There is so much written about Barcelona that little needs to be added. The guides are usually pretty correct: an interesting city that is not void of petty larceny issues. Enjoy the stay but be careful with pickpockets and groups of youths around the main attraction such as the Picasso museum and the Ramblas. Just a bit more than in other large Eurocities.
On a last note, check the discussions about ATM and cash. Arriving in Madrid with a bunch of dollars will not get you too far. Check your banks to locate the ones that will let you use the ATM without much additional fees. There is no need to buy Euros ahead of time. Also check the type of CC you have as you may start to encounter issued with chipless credit cards. If you plan to use a debit card, I’d recommend to open a secondary account to limit the potential issue of cloning fraud, which is alas very common in restaurants and shops in Europe. The protection of debit card is inferior to your credit cards. Also, expect your credit card to be blocked repeatedly and having to call the US to unblock them. The best solution is to have several CC and use them in different places. Two or three charges on a card will create the “fraud warning” and this even after sharing your trip with the CC people ahead of time.
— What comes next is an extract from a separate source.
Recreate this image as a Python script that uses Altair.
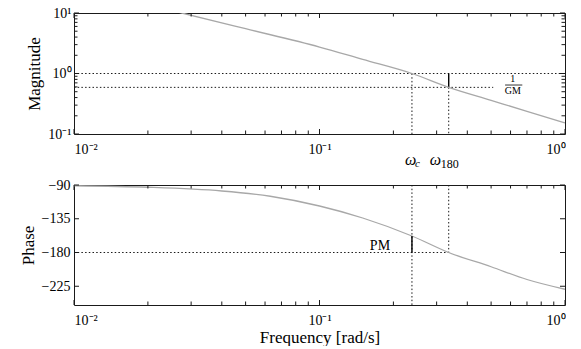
import altair as alt
import pandas as pd

# Open-loop frequency response
freq_mag = [0.02, 0.0275, 0.05, 0.1, 0.15, 0.238, 0.336, 0.5, 0.7, 1.0]
magnitude = [13.7, 10.0, 5.5, 2.74, 1.71, 1.0, 0.59, 0.36, 0.237, 0.152]

freq_phase = [0.01, 0.02, 0.04, 0.063, 0.1, 0.15, 0.238, 0.336, 0.5, 0.7, 1.0]
phase = [-91, -93, -98, -105, -118, -134, -158, -180, -199, -216, -229]

# Crossover points and margins
w_c = 0.238          # gain crossover frequency
w_180 = 0.336        # phase crossover frequency
inv_gm = 0.59        # |L(j w_180)| = 1/GM
phase_c = -158       # phase at w_c

# Tick positions
x_major = [0.01, 0.1, 1.0]
x_minor = [0.02, 0.03, 0.04, 0.05, 0.06, 0.07, 0.08, 0.09,
           0.2, 0.3, 0.4, 0.5, 0.6, 0.7, 0.8, 0.9]
mag_major = [0.1, 1.0, 10.0]
mag_minor = [0.2, 0.3, 0.4, 0.5, 0.6, 0.7, 0.8, 0.9,
             2, 3, 4, 5, 6, 7, 8, 9]
phase_ticks = [-90, -135, -180, -225]

W = 491
H1 = 121
H2 = 120
INK = "#1a1a1a"
CURVE = "#a8a8a8"
SERIF = "Liberation Serif"
DOT = [1.5, 2.2]

xs = alt.Scale(type="log", domain=[0.01, 1.0], nice=False)
ms = alt.Scale(type="log", domain=[0.1, 10.0], nice=False)
ps = alt.Scale(domain=[-250, -90], nice=False, zero=False)

x_label_expr = ("datum.value < 0.05 ? '10\u207b\u00b2' : "
                "(datum.value < 0.5 ? '10\u207b\u00b9' : '10\u2070')")
mag_label_expr = ("datum.value < 0.5 ? '10\u207b\u00b9' : "
                  "(datum.value < 5 ? '10\u2070' : '10\u00b9')")

label_style = dict(labelFont=SERIF, labelFontSize=14, labelColor="black",
                   ticks=False, domain=False, grid=False)
title_style = dict(titleFont=SERIF, titleFontSize=17, titleFontWeight="normal",
                   titleColor="black")

x_axis_top = alt.Axis(title=None, values=x_major, labelExpr=x_label_expr,
                      labelPadding=8, **label_style)
x_axis_bot = alt.Axis(title="Frequency [rad/s]", values=x_major, labelExpr=x_label_expr,
                      labelPadding=8, titlePadding=2, **title_style, **label_style)
m_axis = alt.Axis(title="Magnitude", values=mag_major, labelExpr=mag_label_expr,
                  labelPadding=3, titlePadding=4, **title_style, **label_style)
p_axis = alt.Axis(title="Phase", values=phase_ticks,
                  labelExpr="replace(toString(datum.value), '-', '\u2212')",
                  labelPadding=4, titlePadding=4, **title_style, **label_style)


def X(ax):
    return alt.X("f:Q", scale=xs, axis=ax)


def x_tick_layers(vals, length, height, ax):
    base = alt.Chart(pd.DataFrame({"f": vals})).mark_rule(color=INK, strokeWidth=1)
    top = base.encode(x=X(ax), y=alt.value(0), y2=alt.value(length))
    bot = base.encode(x=X(ax), y=alt.value(height), y2=alt.value(height - length))
    return [top, bot]


def y_tick_layers(vals, length, y_enc):
    field = y_enc.shorthand.split(":")[0]
    base = alt.Chart(pd.DataFrame({field: vals})).mark_rule(color=INK, strokeWidth=1)
    left = base.encode(y=y_enc, x=alt.value(0), x2=alt.value(length))
    right = base.encode(y=y_enc, x=alt.value(W), x2=alt.value(W - length))
    return [left, right]


# ---------------- magnitude panel ----------------
XM = X(x_axis_top)
YM = alt.Y("m:Q", scale=ms, axis=m_axis)

mag_df = pd.DataFrame({"f": freq_mag, "m": magnitude})
mag_line = alt.Chart(mag_df).mark_line(color=CURVE, strokeWidth=1.3, clip=True,
                                       interpolate="monotone").encode(x=XM, y=YM)

# dotted reference lines in the magnitude panel
hlines_mag = pd.DataFrame({"f": [0.01, 0.01], "f2": [1.0, 0.51], "m": [1.0, inv_gm]})
mag_h = alt.Chart(hlines_mag).mark_rule(color=INK, strokeDash=DOT, strokeWidth=1).encode(
    x=XM, x2="f2:Q", y=YM)
vlines_mag = pd.DataFrame({"f": [w_c, w_180], "m": [1.0, inv_gm], "m2": [0.1, 0.1]})
mag_v = alt.Chart(vlines_mag).mark_rule(color=INK, strokeDash=DOT, strokeWidth=1).encode(
    x=XM, y=YM, y2="m2:Q")
gm_bar = alt.Chart(pd.DataFrame({"f": [w_180], "m": [1.0], "m2": [inv_gm]})).mark_rule(
    color="black", strokeWidth=1.4).encode(x=XM, y=YM, y2="m2:Q")

# 1/GM fraction label
frac_df = pd.DataFrame({"f": [0.613], "m": [0.645]})
frac_base = alt.Chart(frac_df).encode(x=XM, y=YM)
frac_num = frac_base.mark_text(text="1", font=SERIF, fontSize=10, dy=-6, color="black")
frac_den = frac_base.mark_text(text="GM", font=SERIF, fontSize=10, dy=6, color="black")
frac_bar = alt.Chart(pd.DataFrame({"f": [0.57], "f2": [0.67], "m": [0.645]})).mark_rule(
    color="black", strokeWidth=0.8).encode(x=XM, x2="f2:Q", y=YM)

# omega labels under the magnitude panel
om_c = alt.Chart(pd.DataFrame({"f": [w_c]}))
om_180 = alt.Chart(pd.DataFrame({"f": [w_180]}))
omega_layers = [
    om_c.mark_text(text="\u03c9", font=SERIF, fontSize=16, fontStyle="italic",
                   align="left", baseline="middle", dx=-7, color="black").encode(
        x=XM, y=alt.value(147)),
    om_c.mark_text(text="c", font=SERIF, fontSize=11, fontStyle="italic",
                   align="left", baseline="middle", dx=3, color="black").encode(
        x=XM, y=alt.value(151)),
    om_180.mark_text(text="\u03c9", font=SERIF, fontSize=16, fontStyle="italic",
                     align="left", baseline="middle", dx=-19, color="black").encode(
        x=XM, y=alt.value(147)),
    om_180.mark_text(text="180", font=SERIF, fontSize=12,
                     align="left", baseline="middle", dx=-8, color="black").encode(
        x=XM, y=alt.value(151)),
]

mag_panel = alt.layer(
    mag_h, mag_v, gm_bar, mag_line, frac_num, frac_den, frac_bar,
    *x_tick_layers(x_major, 5, H1, x_axis_top),
    *x_tick_layers(x_minor, 3.5, H1, x_axis_top),
    *y_tick_layers(mag_major, 5, YM), *y_tick_layers(mag_minor, 3.5, YM),
    *omega_layers,
).properties(width=W, height=H1)

# ---------------- phase panel ----------------
XP = X(x_axis_bot)
YP = alt.Y("p:Q", scale=ps, axis=p_axis)

ph_df = pd.DataFrame({"f": freq_phase, "p": phase})
ph_line = alt.Chart(ph_df).mark_line(color=CURVE, strokeWidth=1.3, clip=True,
                                     interpolate="monotone").encode(x=XP, y=YP)
ph_h = alt.Chart(pd.DataFrame({"f": [0.01], "f2": [w_180], "p": [-180]})).mark_rule(
    color=INK, strokeDash=DOT, strokeWidth=1).encode(x=XP, x2="f2:Q", y=YP)
ph_v = alt.Chart(pd.DataFrame({"f": [w_c, w_180], "p": [-90, -90], "p2": [-250, -180]})).mark_rule(
    color=INK, strokeDash=DOT, strokeWidth=1).encode(x=XP, y=YP, y2="p2:Q")
pm_bar = alt.Chart(pd.DataFrame({"f": [w_c], "p": [-180], "p2": [phase_c]})).mark_rule(
    color="black", strokeWidth=1.4).encode(x=XP, y=YP, y2="p2:Q")
pm_text = alt.Chart(pd.DataFrame({"f": [w_c], "p": [-171]})).mark_text(
    text="PM", font=SERIF, fontSize=14, dx=-32, baseline="middle", color="black").encode(
    x=XP, y=YP)

ph_panel = alt.layer(
    ph_v, ph_h, ph_line, pm_bar, pm_text,
    *x_tick_layers(x_major, 5, H2, x_axis_bot),
    *x_tick_layers(x_minor, 3.5, H2, x_axis_bot),
    *y_tick_layers(phase_ticks, 5, YP),
).properties(width=W, height=H2)

chart = alt.vconcat(mag_panel, ph_panel, spacing=51, bounds="flush").properties(
    padding={"left": 18, "top": 5, "right": 0, "bottom": 0},
    background="white",
).configure_view(stroke=INK, strokeWidth=1)

chart.save("out.html", embed_options={"renderer": "svg", "actions": False})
For connection, getting a local chip for an unlocked telephone is very useful, especially if your party plans to split up during the visits. If you do not have unlocked phones, you can buy some pretty cheaply upon arrival. There are several stores, but the easier might be to head towards one of the Corte Ingles. Since you are bound to visit the Puerto del Sol, the people at that store are very good at helping foreigners and will let you choose among the many carriers. Make sure you understand the cost of using a US cell phone in Europe, and especially the cost of getting voicemails forwarded.
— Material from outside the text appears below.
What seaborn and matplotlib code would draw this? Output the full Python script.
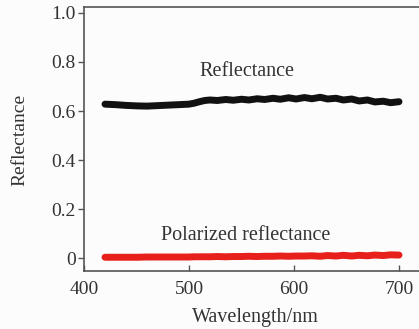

We loved Barcelona. However, my daughter and I got quite sick from something we ate in one of the markets–probably one of the fresh fruit juice drinks. We were knocked flat for about three days. So I’d suggest using some restraint in street eating/drinking.
H and I are going to Spain in May. We’ve driven around other European countries but never Spain.
Our draft itinerary is: Madrid, Toledo, Salamanca, Caceres, Merida ( I love Roman ruins), Cordoba, Sevilla, Ronda and other pueblos blancos, Granada and then a route back to Madrid that takes us past some other walled cities, Baeza and Ubeda (sp?) and the iconic windmills of La Mancha.
I like old historic towns and country life so we’re skipping Barcelona. Is this a mistake? I’ve watched the Rick Steves programs and I just can’t get too excited about the Gaudi architecture.
Regarding the credit cards: I call American Express before leaving the states. I let them know when and where we’ll be going so the card does not get blocked.
Tatin: I love Barcelona, but in many ways it’s not very “Spanish.” Catalan is the main language, and the French influence is strong. In many ways I preferred Madrid. We went to most of the cities you mentioned, as well as Avila and Granada. I think my favorite day trips were Cordoba and Segovia.
Another note: The Spanish don’t speak a lot of English. They have to study it in school, but they are very hesitant to speak it. That’s true even in the touristy areas of Madrid and Barcelona – and the further from the cities, the less English is spoken.
If you go to tripadviser, there’s a link to detailed instructions to buying train tickets. We followed the directions step by step and got our train tickets that way. One piece of advice – don’t catch a really early train. Everything happens 1-2 hours later in Spain – lunch is at 2 pm, dinner between 9 and 11. We got early train tickets for one day, and missed our train!
To save time we flew to San Sebastian (inexpensive flight on Iberian Air), stayed at the Hotel Maria Christina, hired a tour guide for the day. The views from the hill top overlook were stunning. Loved our time there, but wish we would have added Bilbao onto the trip.
One day we took the train to Sevilla to view the Cathedral and to Cordoba to enjoy the very unusual Cathedral Mosque of Cordoba.
If we go in May, are hotel reservations necessary outside of the big cities. I was planning on booking in Madrid, Granada and Sevilla but I like spontaneity and not planning where I am going to be every day.
That does not really make much difference. Called them and shared an entire travel plan. On day 2, Amex blocked card upon second use. Called again and updated status with dates AND times. Arrived in city 2 and used the card once. On second attempt, badadoum … card declined. A few minutes lated, the usual email about having to call them. Some moron who pretended to be name Jack in Islamabad or Mumbai noted everything and assured me it was for MY benefit. Next day, card functions to pay some items in golf pro shop. When charging something at the Spa in the same place, the clerk says … Sorry Sir, Amex wants you to call them! And that is with the Platinum Card!
It happens everywhere … even 10 miles south of the border!
Kajon, you didn’t miss much in Bilbao. Our friends went to the Guggenheim ( H and I don’t like modern art), stayed less than half an hour and left. It’s just another big city. San Sebastian is pretty, but nothing special.
However, we love the smaller cities to the south, Toledo, Cordova, Granada, Sevilla, Salamanca.
In Madrid, be prepared to like ham (the cured type) and lots of it. When ordering fish, ask if the fish has lots of small bones because a piece of filet is not often served. Shrimps are served whole so if you order seafood, prepare to do a lot of work.
If you want to add a bit of “beach” tourism, add Puerto Sherry or Marbella/Malaga to your itinerary. The latter being a good outpost to explore the “pueblos blancos” May will still be a shoulder season.
Thanks, xiggi. What do you think about making advance hotel reservations everywhere? If it’s shoulder season, will I just be able to pull into a parador and get a room? I’ll do it if I have to but some of our best trips have been those in which we’ve just spontaneously decided to go somewhere not on the itinerary.
TatinG, Be sure to check for festivals before you go. There’s always something, and that might be good or bad.
For many of the paradors reservations need to be made well in advance, especially if it is one called a historic parador. The one in Granada books way ahead. Those are some of my favorite cities in Spain on your list. I’ll be visiting some of them again in April/May, then again in June.
xiggi, I don’t use AE cards, but my Chase cards are always fine over there. I’ve also used them in France, Germany and Switzerland, no problems. I call Chase before leaving, giving them (they ask) my travel dates/countries.